Program offers opportunity for farmland preservation (complete article from source)
Source: Springfield News-Sun, by Bridgette Outten
May 20, 2008
South Charleston, Ohio — Brian and Jennifer Harbage may seem like throwbacks from another era when the countryside was more green than concrete and farmers preserved the land to pass down to their own.
Brian Harbage, 35, is a seventh generation farmer who not only has no intention of giving up his legacy, he and his wife, Jennifer, 33, went a step further to preserve their 62-acre, corn, soybean and cattle-producing farm for their two sons.
The couple secured a place in the state's Agricultural Easement Purchase Program (AEPP) through Tecumseh Land Trust — and their land is now included in the 43 farms and 7,790 acres of permanently protected land in Clark County.
Through the statewide program, farmers are either paid or can donate the development rights for their land in return for an agreement to preserve the land as farmland, giving it significant protection from eminent domain and ensuring its agricultural use.
"When you see houses going up on every corner...I just don't like it," Brian Harbage said. "I don't want my farm to be houses.
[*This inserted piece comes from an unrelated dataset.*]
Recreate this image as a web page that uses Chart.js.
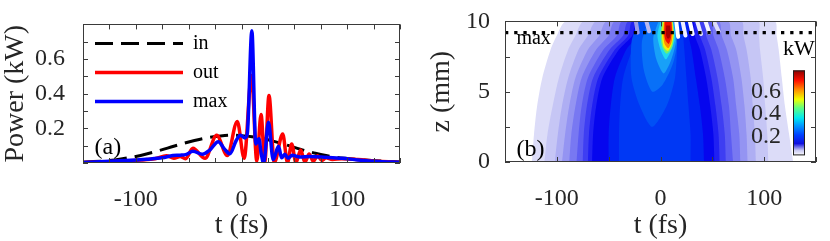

This is one way to keep it from growing houses."
Clark County leads the state in the amount of acres of farmland protected in the program, with more than $6.7 million paid to landowners since 1999, said Krista Magaw, Tecumseh Land Trust executive director.
The land trust is beginning a campaign to find out how many residents of Clark County are interested in generating local funding for land preservation, Magaw said, and will soon start a telephone survey.
Initial feedback has been positive, she said.
Because agriculture is an important part of Clark County's industry and rising food costs make it even more important to be able to grow food locally, AEPP is a good fit, Magaw said.
For the Harbages — Clark County's youngest couple in the AEPP — the reason for their participation is simple.
"It's our way of life," Jennifer Harbage said.